*Work to be completed*: Skip all pictures, then print the remaining material exactly.

*Collected material*:
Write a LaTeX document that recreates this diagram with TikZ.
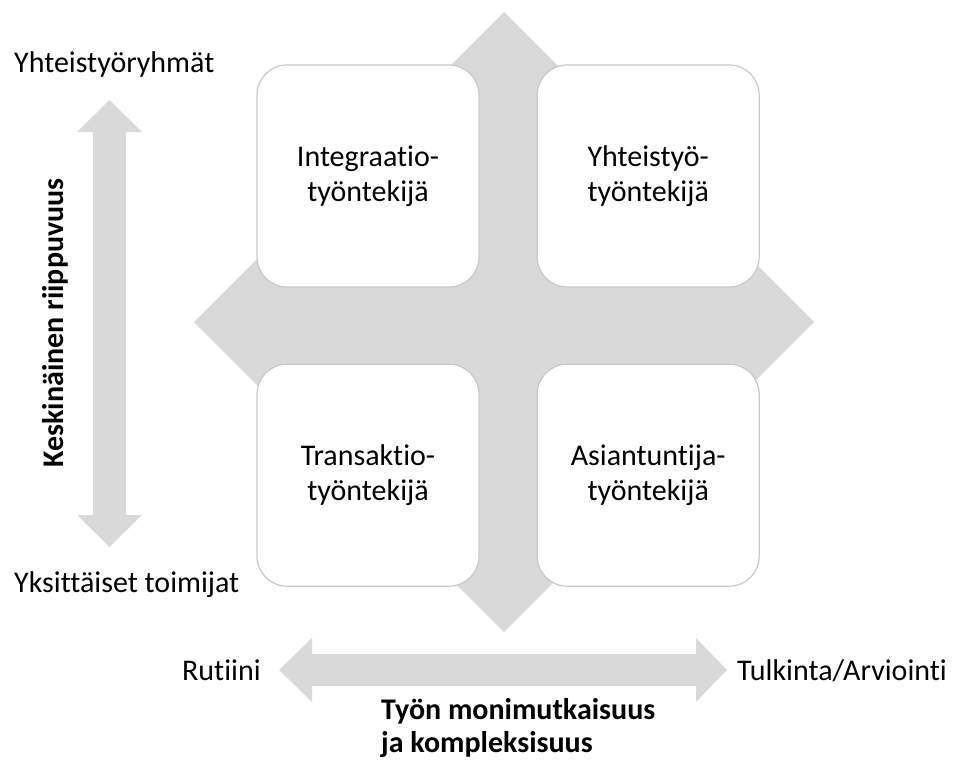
\documentclass[tikz,border=0pt]{standalone}
\usepackage{fontspec}
\setmainfont{Carlito}[Ligatures=NoCommon]
\usetikzlibrary{positioning}

\definecolor{crossgray}{RGB}{217,217,217}
\definecolor{boxline}{RGB}{200,200,200}

\tikzset{
  quadbox/.style={draw=boxline, line width=1.2pt, fill=white, rounded corners=30pt,
    minimum width=222pt, minimum height=222pt, inner sep=0pt, align=center,
    font=\fontsize{30}{35}\selectfont},
  axislabel/.style={anchor=base west, inner sep=0pt, font=\fontsize{30}{35}\selectfont},
  axistitle/.style={inner sep=0pt, font=\bfseries\fontsize{30}{33}\selectfont}
}

\begin{document}
\begin{tikzpicture}[x=1pt, y=-1pt]
    \useasboundingbox (0,0) rectangle (956,760);

    % grey cross behind the four boxes
    \fill[crossgray] (504,12) -- (814,322) -- (504,632) -- (194,322) -- cycle;

    % quadrants
    \node[quadbox] (integ) at (368,176) {Integraatio-\\työntekijä};
    \node[quadbox, right=57pt of integ] (yhteis) {Yhteistyö-\\työntekijä};
    \node[quadbox, below=76pt of integ] (trans) {Transaktio-\\työntekijä};
    \node[quadbox, right=57pt of trans] (asiant) {Asiantuntija-\\työntekijä};

    % vertical axis
    \fill[crossgray] (109.5,100) -- (142,132) -- (126,132) -- (126,515) -- (142,515)
        -- (109.5,547) -- (77,515) -- (93,515) -- (93,132) -- (77,132) -- cycle;
    \node[axislabel] (ryhmat) at (14,73) {Yhteistyöryhmät};
    \node[axislabel] (toimijat) at (14,592) {Yksittäiset toimijat};
    \node[axistitle, rotate=90, anchor=base] (riippuvuus) at (63,323) {Keskinäinen riippuvuus};

    % horizontal axis
    \fill[crossgray] (279,670) -- (312,638) -- (312,654) -- (696,654) -- (696,638)
        -- (727,670) -- (696,702) -- (696,686) -- (312,686) -- (312,702) -- cycle;
    \node[axislabel] (rutiini) at (182,680) {Rutiini};
    \node[axislabel] (tulkinta) at (737,680) {Tulkinta/Arviointi};
    \node[axistitle, anchor=north west, align=left] (monimutk) at (381,698.5)
        {Työn monimutkaisuus\\ja kompleksisuus};
\end{tikzpicture}
\end{document}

*Written response*:
Write a LaTeX document that recreates this diagram with TikZ.
\documentclass[tikz,border=0pt]{standalone}
\usepackage{fontspec}
\setmainfont{Carlito}[Ligatures=NoCommon]
\usetikzlibrary{positioning}

\definecolor{crossgray}{RGB}{217,217,217}
\definecolor{boxline}{RGB}{200,200,200}

\tikzset{
  quadbox/.style={draw=boxline, line width=1.2pt, fill=white, rounded corners=30pt,
    minimum width=222pt, minimum height=222pt, inner sep=0pt, align=center,
    font=\fontsize{30}{35}\selectfont},
  axislabel/.style={anchor=base west, inner sep=0pt, font=\fontsize{30}{35}\selectfont},
  axistitle/.style={inner sep=0pt, font=\bfseries\fontsize{30}{33}\selectfont}
}

\begin{document}
\begin{tikzpicture}[x=1pt, y=-1pt]
    \useasboundingbox (0,0) rectangle (956,760);

    % grey cross behind the four boxes
    \fill[crossgray] (504,12) -- (814,322) -- (504,632) -- (194,322) -- cycle;

    % quadrants
    \node[quadbox] (integ) at (368,176) {Integraatio-\\työntekijä};
    \node[quadbox, right=57pt of integ] (yhteis) {Yhteistyö-\\työntekijä};
    \node[quadbox, below=76pt of integ] (trans) {Transaktio-\\työntekijä};
    \node[quadbox, right=57pt of trans] (asiant) {Asiantuntija-\\työntekijä};

    % vertical axis
    \fill[crossgray] (109.5,100) -- (142,132) -- (126,132) -- (126,515) -- (142,515)
        -- (109.5,547) -- (77,515) -- (93,515) -- (93,132) -- (77,132) -- cycle;
    \node[axislabel] (ryhmat) at (14,73) {Yhteistyöryhmät};
    \node[axislabel] (toimijat) at (14,592) {Yksittäiset toimijat};
    \node[axistitle, rotate=90, anchor=base] (riippuvuus) at (63,323) {Keskinäinen riippuvuus};

    % horizontal axis
    \fill[crossgray] (279,670) -- (312,638) -- (312,654) -- (696,654) -- (696,638)
        -- (727,670) -- (696,702) -- (696,686) -- (312,686) -- (312,702) -- cycle;
    \node[axislabel] (rutiini) at (182,680) {Rutiini};
    \node[axislabel] (tulkinta) at (737,680) {Tulkinta/Arviointi};
    \node[axistitle, anchor=north west, align=left] (monimutk) at (381,698.5)
        {Työn monimutkaisuus\\ja kompleksisuus};
\end{tikzpicture}
\end{document}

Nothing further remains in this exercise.